Il en accueille pourtant des milliers, raconte Abdul Shafiq, tous regroupés ensemble dans des camps, organisés par des « hommes d’affaires ». « On ne sait pas qui ils étaient, mais c’étaient des amis des talibans », explique-t-il.

Il y restera quatre ans, privé d’armes, de combats, de vie. « Je ne voulais rien faire, et de toutes façons je ne sais rien faire d’autre que combattre. On lisait le Coran, mais la vie n’était pas très intéressante ».
Début 2006, l’Afghanistan vient d’élire son parlement. A Kaboul, l’armée américaine, sûre d’elle, décrit les talibans comme « finis ».
A la même époque, Abdul Shafiq revient discrètement dans sa province du Wardak, proche du Kaboul.

« On nous a dit que les Américains arrêtaient beaucoup moins les talibans », dit-il. Il prend la tête d’un groupe d’une trentaine de combattants très mobiles qui vont « de maison d’accueil en maison d’accueil ».

Cela fait déjà quelques années que les talibans ont commencé à se reconstituer, poussés par leur bases à l’étranger.
« Tout est structuré.
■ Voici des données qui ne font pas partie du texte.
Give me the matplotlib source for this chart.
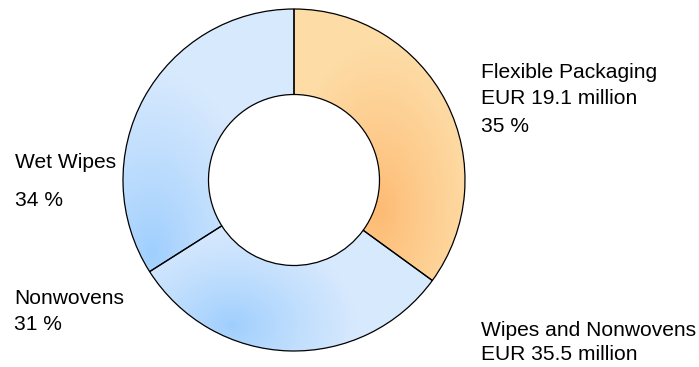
import numpy as np
import matplotlib
matplotlib.use("Agg")
import matplotlib.pyplot as plt
from matplotlib.colors import to_rgb

# ---- data ----
segments = ["Flexible Packaging", "Nonwovens", "Wet Wipes"]
shares = [35, 31, 34]
group_labels = ["Flexible Packaging\nEUR 19.1 million", "Wipes and Nonwovens\nEUR 35.5 million"]
pct_labels = ["35 %", "31 %", "34 %"]

W, H = 699, 367
fig = plt.figure(figsize=(W / 100, H / 100), dpi=100)
ax = fig.add_axes([0, 0, 1, 1])

cx, cy = 294, H - 180
R = 171
ring = 85.5

wedges, _ = ax.pie(shares, startangle=90, counterclock=False, center=(cx, cy),
                   radius=R, frame=True,
                   wedgeprops=dict(width=ring, edgecolor="black", linewidth=0.9,
                                   facecolor="none"))
ax.set_xlim(0, W)
ax.set_ylim(0, H)
ax.set_aspect("equal")
ax.axis("off")

# gradient fills (style only)
xx, yy = np.meshgrid(np.arange(W) + 0.5, H - (np.arange(H) + 0.5))
ypix = H - yy
grad_specs = [
    # center x, center y (px from top), rx, ry, dark, light
    (380, 210, 95, 165, "#FDBA72", "#FEDCA6"),
    (232, 325, 125, 95, "#9ECEFD", "#D7E9FD"),
    (152, 252, 110, 180, "#9ECEFD", "#D7E9FD"),
]
for w, (gx, gy, rx, ry, dark, light) in zip(wedges, grad_specs):
    t = np.sqrt(((xx - gx) / rx) ** 2 + ((ypix - gy) / ry) ** 2)
    t = np.clip(t, 0, 1) ** 0.85
    d = np.array(to_rgb(dark)); l = np.array(to_rgb(light))
    img = d[None, None, :] + (l - d)[None, None, :] * t[..., None]
    im = ax.imshow(img, extent=(0, W, 0, H), origin="upper", zorder=0.5,
                   interpolation="bilinear")
    im.set_clip_path(w)
    w.set_zorder(1)

ax.set_xlim(0, W)
ax.set_ylim(0, H)

font = dict(family=["Liberation Sans", "DejaVu Sans"], fontsize=15.1, color="#000000")

ax.text(481, H - 72, "Flexible Packaging", va="center", ha="left", **font)
ax.text(481, H - 98, "EUR 19.1 million", va="center", ha="left", **font)
ax.text(481, H - 127, pct_labels[0], va="center", ha="left", **font)

ax.text(15, H - 163, segments[2], va="center", ha="left", **font)
ax.text(15, H - 201, pct_labels[2], va="center", ha="left", **font)

ax.text(14, H - 299, segments[1], va="center", ha="left", **font)
ax.text(14, H - 325, pct_labels[1], va="center", ha="left", **font)

ax.text(481, H - 330, "Wipes and Nonwovens", va="center", ha="left", **font)
ax.text(481, H - 355, "EUR 35.5 million", va="center", ha="left", **font)

fig.savefig("out.png", dpi=100)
Les ordres viennent de nos leaders au Pakistan ». Il est moins disert sur les armes et l’argent, qui empruntent les même circuits selon des sources concordantes.

Dans les villages désoeuvrés, las des bombardements américains et déçus par l’aide internationale qui ne vient pas, le discours des talibans contre l' »envahisseur » américain qui « pille la terre musulmane » fait mouche.
D’autres les suivent pour améliorer leur maigre ordinaire avec le butin des convois de marchandises. « Anciens » et « nouveaux » talibans s’autorisent quelques libertés avec le dogme de la « guerre islamique » qui interdit en principe de s’en prendre aux civils, aux prisonniers, les enlèvements sans raison….

Abdul Shafiq justifie ainsi les attentats suicide, « une bonne arme » qui doit « éviter de tuer des civils », ce qui est rarement le cas.
Le trentenaire taliban, dont l’AFP a recoupé les propos auprès de sources locales, passe son temps à se cacher, « rarement deux nuits au même endroit ».

Dans ses montagnes, on lui a parlé de Barack Obama, « qui ne changera rien », et de la Palestine, « où il se passe quelque chose ». Il dénonce la télévision, « contraire à l’islam », et n’a jamais utilisé internet.
Aujourd’hui, selon des sources locales, plusieurs districts du Wardak sont contrôlés ou très fortement sous influence de la rébellion.
Son avenir semble tout tracé: « Tant que les Américains seront là, nous seront face à eux ». Une guerre sainte qui passe avant tout: Abdul Shafiq a une femme et trois enfants de moins de cinq ans, qu’il ne voit presque jamais.

Il prend congé et reprend la route au milieu des flocons de l’hiver afghan. Son année 2009 s’annonce chargée: plus de 20.000 renforts militaires américains sont annoncés, dont plusieurs milliers dans sa province du Wardak.